• _REQUIRED WORK_
Restate word for word the lines of the records below, starting at the line that contains "Write the Plotly code for this chart." and ending at the line that contains "import plotly.graph_objects as go", with both of those lines included and nothing else.

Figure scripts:

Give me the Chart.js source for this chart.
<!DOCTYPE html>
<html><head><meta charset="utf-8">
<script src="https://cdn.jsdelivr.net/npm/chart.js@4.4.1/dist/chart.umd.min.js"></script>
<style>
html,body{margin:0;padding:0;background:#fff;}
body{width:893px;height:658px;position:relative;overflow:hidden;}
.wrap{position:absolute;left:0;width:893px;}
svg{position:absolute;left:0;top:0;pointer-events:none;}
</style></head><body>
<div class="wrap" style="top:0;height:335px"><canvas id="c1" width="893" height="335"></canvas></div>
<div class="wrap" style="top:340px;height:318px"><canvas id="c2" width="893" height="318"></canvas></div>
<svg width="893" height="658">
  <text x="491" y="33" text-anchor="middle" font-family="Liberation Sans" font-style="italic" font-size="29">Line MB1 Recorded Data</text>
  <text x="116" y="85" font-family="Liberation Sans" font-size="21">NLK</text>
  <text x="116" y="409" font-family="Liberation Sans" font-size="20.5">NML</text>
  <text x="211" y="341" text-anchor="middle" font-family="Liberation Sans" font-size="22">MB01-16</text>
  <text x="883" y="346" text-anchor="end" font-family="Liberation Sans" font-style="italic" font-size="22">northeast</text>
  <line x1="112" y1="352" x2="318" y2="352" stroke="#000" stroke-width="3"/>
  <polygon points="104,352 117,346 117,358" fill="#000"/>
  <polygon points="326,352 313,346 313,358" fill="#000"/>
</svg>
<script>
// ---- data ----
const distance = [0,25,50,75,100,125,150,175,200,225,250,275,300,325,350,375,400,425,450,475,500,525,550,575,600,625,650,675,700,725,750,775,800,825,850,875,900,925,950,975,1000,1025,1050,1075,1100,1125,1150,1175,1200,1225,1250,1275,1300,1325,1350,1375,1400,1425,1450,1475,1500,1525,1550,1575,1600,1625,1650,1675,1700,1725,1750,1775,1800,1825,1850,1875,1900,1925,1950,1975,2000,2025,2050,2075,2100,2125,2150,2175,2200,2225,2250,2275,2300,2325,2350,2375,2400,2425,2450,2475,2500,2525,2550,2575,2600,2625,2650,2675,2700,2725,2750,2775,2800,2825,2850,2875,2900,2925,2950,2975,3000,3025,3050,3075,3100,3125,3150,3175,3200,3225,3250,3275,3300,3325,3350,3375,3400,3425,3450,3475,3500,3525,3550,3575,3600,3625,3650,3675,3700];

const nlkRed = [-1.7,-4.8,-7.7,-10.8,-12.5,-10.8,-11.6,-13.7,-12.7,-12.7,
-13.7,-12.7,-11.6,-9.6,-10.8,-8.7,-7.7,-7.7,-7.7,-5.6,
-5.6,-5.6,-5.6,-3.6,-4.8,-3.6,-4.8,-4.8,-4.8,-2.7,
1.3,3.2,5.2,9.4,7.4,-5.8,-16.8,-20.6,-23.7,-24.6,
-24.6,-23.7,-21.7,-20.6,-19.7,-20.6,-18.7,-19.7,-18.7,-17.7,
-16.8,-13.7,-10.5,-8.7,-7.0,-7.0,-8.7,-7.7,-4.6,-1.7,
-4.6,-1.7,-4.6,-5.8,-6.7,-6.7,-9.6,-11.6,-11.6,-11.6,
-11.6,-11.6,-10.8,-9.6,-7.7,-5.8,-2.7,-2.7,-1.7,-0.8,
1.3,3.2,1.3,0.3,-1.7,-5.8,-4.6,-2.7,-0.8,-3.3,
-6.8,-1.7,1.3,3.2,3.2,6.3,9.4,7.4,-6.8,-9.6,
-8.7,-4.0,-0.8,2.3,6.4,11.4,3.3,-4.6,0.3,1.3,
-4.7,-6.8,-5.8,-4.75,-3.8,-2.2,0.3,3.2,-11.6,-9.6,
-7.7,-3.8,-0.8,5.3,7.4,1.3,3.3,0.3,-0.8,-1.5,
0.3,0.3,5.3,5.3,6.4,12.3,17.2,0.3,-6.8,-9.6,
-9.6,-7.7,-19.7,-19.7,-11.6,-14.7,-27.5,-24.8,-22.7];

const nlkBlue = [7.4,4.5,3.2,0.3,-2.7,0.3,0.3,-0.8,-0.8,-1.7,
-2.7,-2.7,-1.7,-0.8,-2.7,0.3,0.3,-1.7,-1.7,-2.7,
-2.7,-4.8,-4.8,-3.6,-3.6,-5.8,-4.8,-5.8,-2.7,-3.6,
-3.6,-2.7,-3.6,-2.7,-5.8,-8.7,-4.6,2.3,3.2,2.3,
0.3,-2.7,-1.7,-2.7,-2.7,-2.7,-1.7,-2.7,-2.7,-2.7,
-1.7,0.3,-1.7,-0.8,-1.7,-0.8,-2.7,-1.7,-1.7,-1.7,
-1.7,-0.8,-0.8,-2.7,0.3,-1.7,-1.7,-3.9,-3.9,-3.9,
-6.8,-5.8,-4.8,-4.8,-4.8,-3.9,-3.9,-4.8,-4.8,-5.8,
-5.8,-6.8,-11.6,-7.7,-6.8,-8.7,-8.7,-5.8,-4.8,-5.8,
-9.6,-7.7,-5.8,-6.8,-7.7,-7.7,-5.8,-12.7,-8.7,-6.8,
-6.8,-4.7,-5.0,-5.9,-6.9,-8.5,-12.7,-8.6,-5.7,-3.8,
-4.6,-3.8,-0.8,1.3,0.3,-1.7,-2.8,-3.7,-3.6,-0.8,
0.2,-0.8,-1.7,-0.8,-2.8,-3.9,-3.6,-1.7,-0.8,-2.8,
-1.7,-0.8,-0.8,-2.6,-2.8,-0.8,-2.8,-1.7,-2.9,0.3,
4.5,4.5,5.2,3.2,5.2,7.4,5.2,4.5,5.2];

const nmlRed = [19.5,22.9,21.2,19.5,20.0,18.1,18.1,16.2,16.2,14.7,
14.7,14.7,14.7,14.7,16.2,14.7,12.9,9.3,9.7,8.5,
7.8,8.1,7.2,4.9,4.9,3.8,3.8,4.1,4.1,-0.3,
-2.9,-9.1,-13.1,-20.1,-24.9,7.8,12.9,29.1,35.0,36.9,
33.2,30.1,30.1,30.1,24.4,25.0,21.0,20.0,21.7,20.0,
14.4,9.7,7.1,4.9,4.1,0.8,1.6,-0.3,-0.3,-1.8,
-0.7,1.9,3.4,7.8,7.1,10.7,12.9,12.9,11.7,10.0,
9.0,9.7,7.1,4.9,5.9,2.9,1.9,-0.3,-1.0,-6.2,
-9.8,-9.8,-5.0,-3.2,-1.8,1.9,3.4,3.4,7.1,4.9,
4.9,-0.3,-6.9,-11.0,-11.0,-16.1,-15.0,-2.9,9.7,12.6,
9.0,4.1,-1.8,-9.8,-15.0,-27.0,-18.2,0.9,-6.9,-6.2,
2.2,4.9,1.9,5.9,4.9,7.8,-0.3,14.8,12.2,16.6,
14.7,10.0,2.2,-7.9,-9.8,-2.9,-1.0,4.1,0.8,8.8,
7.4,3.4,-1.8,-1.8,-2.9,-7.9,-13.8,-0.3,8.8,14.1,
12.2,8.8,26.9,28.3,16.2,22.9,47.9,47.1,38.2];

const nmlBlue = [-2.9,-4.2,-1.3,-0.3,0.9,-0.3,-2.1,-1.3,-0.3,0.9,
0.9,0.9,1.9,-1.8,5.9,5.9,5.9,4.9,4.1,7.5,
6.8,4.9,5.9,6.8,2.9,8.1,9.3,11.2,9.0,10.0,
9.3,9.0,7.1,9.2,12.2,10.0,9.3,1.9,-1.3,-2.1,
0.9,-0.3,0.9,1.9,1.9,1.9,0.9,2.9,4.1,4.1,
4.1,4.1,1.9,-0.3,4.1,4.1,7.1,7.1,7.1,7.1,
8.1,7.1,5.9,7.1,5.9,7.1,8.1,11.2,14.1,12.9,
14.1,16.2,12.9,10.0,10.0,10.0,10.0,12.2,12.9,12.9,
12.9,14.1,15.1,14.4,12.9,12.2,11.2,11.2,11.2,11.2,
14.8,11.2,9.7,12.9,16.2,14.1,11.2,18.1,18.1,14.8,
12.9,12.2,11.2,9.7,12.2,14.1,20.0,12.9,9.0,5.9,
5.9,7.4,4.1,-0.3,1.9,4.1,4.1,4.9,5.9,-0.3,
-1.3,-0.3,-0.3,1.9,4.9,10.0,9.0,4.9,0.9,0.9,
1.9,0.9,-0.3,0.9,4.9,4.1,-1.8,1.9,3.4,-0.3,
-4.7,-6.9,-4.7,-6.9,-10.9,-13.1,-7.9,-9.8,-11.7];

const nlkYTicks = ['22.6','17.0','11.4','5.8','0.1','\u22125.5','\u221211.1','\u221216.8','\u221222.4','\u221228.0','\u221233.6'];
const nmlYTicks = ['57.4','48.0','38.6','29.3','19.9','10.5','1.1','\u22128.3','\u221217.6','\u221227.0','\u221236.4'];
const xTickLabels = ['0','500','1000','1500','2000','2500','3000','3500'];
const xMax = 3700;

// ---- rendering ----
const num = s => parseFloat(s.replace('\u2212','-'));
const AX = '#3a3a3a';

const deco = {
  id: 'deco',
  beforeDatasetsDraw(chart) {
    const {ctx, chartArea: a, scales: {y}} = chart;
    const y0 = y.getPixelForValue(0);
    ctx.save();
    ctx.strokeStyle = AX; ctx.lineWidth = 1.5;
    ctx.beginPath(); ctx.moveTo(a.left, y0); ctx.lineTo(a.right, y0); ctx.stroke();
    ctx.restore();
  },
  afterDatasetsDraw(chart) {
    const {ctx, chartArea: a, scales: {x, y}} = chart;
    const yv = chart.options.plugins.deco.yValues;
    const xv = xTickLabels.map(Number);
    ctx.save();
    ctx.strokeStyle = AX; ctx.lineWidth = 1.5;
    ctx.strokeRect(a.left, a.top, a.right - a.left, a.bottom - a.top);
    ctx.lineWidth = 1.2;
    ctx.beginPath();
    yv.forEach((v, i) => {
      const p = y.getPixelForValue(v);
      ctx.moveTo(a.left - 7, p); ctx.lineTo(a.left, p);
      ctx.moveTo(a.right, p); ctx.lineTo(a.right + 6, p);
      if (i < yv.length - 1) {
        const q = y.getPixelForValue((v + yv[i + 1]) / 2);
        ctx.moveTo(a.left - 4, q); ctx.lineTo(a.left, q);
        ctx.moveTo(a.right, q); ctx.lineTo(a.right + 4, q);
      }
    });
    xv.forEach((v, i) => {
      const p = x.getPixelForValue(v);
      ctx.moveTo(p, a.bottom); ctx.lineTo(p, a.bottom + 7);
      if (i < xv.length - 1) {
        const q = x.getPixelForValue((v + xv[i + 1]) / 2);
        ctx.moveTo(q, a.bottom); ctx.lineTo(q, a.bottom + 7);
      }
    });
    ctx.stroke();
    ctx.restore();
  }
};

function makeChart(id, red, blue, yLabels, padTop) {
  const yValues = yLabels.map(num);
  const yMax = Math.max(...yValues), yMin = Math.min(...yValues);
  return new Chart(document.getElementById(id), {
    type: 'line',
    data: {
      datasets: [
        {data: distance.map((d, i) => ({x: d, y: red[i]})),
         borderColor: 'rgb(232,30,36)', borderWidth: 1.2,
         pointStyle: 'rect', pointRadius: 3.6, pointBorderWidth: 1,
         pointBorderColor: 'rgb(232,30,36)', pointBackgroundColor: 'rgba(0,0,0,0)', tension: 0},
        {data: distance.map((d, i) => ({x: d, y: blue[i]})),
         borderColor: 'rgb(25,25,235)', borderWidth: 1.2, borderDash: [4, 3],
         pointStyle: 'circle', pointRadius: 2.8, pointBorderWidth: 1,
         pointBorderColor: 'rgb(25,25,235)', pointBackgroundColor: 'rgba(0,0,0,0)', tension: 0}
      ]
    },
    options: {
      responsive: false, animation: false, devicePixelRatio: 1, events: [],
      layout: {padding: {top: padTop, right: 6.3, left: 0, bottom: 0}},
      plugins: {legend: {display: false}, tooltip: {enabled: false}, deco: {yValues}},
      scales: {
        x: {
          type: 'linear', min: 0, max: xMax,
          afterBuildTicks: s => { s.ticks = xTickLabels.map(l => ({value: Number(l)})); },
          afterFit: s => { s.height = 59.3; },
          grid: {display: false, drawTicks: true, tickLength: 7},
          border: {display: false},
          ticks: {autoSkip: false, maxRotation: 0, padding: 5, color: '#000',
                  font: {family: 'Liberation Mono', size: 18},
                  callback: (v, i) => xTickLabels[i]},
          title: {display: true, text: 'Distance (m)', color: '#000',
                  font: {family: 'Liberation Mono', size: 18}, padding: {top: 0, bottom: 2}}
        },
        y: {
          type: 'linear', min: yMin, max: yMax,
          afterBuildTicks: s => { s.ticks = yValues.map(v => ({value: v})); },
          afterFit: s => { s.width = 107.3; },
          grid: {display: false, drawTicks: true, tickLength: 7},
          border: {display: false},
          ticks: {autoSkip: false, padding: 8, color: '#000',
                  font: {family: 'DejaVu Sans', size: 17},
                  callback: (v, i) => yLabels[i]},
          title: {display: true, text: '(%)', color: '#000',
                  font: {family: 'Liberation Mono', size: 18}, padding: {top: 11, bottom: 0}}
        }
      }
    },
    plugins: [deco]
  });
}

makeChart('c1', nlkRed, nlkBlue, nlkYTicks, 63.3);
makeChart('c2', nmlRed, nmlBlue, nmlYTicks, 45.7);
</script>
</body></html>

==

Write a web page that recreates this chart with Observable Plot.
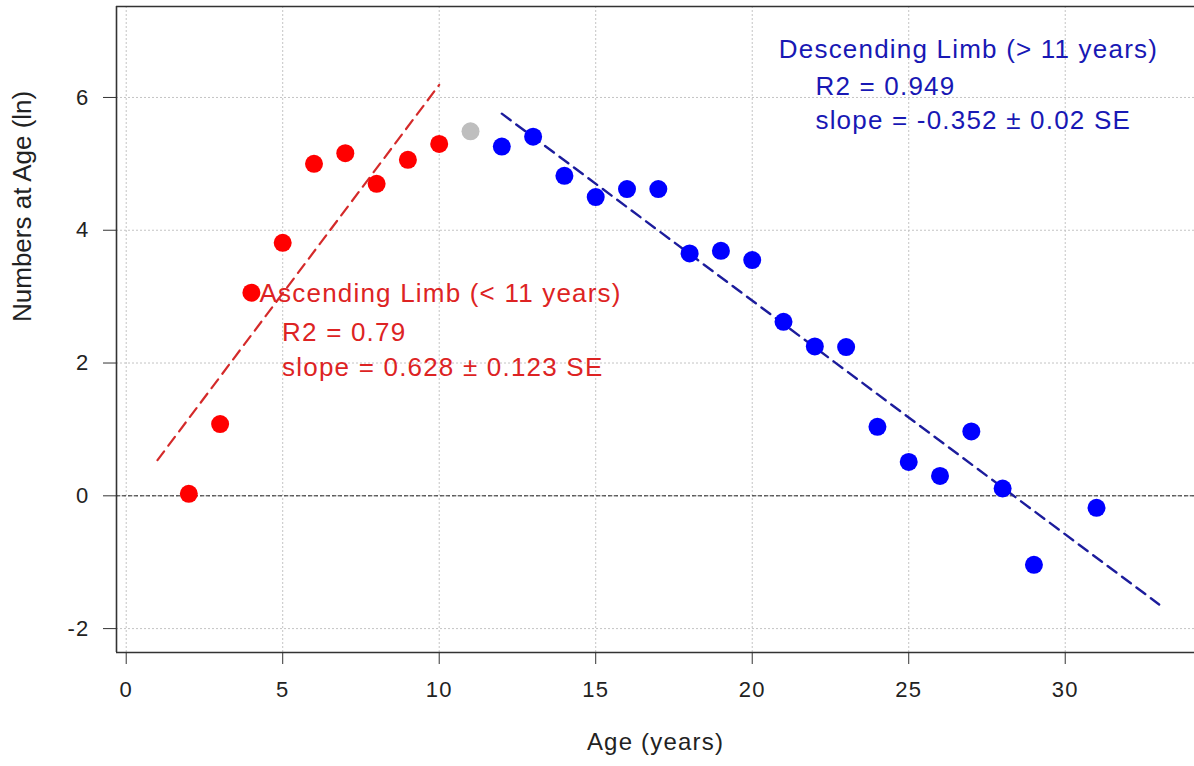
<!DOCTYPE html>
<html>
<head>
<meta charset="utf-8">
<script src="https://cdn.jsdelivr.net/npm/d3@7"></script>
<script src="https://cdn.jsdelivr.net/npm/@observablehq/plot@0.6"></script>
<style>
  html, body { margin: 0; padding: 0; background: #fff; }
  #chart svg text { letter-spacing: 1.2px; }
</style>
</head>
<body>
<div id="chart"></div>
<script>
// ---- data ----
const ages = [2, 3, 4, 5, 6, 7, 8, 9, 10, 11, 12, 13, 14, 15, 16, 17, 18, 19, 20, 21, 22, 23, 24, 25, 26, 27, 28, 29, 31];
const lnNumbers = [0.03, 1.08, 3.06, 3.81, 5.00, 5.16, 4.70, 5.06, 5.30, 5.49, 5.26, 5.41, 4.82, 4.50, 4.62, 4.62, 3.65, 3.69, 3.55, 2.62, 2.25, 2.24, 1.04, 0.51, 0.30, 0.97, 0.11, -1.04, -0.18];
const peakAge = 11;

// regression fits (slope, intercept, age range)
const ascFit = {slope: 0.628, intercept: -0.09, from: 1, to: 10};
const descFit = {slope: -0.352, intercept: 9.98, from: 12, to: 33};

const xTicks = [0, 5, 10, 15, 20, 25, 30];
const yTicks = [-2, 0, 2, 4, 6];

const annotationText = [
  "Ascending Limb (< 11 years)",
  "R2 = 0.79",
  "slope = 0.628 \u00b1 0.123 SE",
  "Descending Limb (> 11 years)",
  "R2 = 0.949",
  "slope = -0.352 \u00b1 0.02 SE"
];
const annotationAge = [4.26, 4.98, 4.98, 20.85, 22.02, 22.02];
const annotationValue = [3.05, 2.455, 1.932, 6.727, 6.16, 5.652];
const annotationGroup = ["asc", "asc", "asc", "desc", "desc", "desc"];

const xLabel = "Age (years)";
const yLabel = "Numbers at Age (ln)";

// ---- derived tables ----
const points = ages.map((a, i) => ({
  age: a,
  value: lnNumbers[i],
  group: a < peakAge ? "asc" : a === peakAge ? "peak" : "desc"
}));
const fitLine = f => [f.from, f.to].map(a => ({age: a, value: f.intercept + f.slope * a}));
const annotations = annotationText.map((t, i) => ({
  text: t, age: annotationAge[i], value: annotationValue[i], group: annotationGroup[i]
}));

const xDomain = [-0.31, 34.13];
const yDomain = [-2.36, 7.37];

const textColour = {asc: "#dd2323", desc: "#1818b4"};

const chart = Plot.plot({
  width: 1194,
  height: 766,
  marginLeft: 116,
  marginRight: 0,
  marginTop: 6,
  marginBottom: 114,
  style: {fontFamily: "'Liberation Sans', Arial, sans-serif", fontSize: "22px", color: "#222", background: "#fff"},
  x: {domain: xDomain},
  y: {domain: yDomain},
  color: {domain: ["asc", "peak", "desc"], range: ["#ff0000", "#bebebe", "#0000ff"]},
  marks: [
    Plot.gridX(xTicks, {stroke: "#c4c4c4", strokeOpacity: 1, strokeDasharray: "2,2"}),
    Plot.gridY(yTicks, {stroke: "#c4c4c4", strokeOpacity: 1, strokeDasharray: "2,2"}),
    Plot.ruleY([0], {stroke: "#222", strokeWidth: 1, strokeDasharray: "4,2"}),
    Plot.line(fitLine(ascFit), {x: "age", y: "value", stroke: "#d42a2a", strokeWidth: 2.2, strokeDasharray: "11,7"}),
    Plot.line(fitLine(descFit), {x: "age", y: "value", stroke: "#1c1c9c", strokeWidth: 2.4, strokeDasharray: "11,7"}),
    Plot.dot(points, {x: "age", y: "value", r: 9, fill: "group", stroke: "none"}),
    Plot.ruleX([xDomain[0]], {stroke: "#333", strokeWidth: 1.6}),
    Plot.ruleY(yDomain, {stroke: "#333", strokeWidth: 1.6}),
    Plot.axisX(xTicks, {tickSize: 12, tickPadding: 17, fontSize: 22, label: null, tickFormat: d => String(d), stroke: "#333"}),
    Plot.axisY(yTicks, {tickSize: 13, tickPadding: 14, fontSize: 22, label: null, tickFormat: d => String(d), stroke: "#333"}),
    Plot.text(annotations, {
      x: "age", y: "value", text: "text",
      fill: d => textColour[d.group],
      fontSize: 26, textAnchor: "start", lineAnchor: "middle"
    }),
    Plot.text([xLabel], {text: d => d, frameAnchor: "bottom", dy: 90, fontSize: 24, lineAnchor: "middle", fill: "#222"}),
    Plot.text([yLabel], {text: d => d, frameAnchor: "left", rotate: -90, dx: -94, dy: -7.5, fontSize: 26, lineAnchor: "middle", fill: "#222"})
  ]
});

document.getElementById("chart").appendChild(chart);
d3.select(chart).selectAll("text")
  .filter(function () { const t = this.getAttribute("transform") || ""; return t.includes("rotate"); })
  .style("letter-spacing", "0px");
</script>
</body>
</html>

---

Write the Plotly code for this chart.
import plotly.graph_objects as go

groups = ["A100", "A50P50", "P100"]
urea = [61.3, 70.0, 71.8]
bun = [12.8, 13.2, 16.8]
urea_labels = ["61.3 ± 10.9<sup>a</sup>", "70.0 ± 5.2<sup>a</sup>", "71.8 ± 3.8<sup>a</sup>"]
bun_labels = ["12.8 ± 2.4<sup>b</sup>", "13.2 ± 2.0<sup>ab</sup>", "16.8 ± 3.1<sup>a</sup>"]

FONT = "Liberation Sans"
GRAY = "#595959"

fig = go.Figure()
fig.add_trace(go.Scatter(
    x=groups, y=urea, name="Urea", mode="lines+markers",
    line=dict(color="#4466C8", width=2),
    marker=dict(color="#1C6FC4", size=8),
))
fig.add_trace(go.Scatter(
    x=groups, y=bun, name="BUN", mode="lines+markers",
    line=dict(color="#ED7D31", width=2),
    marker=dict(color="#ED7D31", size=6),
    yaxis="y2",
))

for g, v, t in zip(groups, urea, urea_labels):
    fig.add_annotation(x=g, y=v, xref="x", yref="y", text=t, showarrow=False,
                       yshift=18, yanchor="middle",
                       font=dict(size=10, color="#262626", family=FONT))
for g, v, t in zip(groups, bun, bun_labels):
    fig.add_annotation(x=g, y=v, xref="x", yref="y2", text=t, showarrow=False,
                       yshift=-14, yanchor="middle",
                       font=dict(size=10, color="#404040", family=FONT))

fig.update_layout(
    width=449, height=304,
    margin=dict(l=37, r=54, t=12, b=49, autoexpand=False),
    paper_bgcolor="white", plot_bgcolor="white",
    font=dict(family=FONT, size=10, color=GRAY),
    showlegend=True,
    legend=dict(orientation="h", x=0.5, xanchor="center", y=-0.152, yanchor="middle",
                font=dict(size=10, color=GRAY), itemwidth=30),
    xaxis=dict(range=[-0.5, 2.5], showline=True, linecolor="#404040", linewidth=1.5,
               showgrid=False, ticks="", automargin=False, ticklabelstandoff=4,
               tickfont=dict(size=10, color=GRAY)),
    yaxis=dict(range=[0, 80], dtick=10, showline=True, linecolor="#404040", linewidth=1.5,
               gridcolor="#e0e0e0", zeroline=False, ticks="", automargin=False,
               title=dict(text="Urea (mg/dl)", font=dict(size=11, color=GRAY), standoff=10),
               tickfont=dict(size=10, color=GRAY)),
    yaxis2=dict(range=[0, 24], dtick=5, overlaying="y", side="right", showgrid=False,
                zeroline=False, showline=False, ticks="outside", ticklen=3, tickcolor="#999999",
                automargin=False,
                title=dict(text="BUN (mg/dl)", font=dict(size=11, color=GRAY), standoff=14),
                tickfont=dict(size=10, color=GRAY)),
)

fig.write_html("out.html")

• _SOLUTION BELOW_
Write the Plotly code for this chart.
import plotly.graph_objects as go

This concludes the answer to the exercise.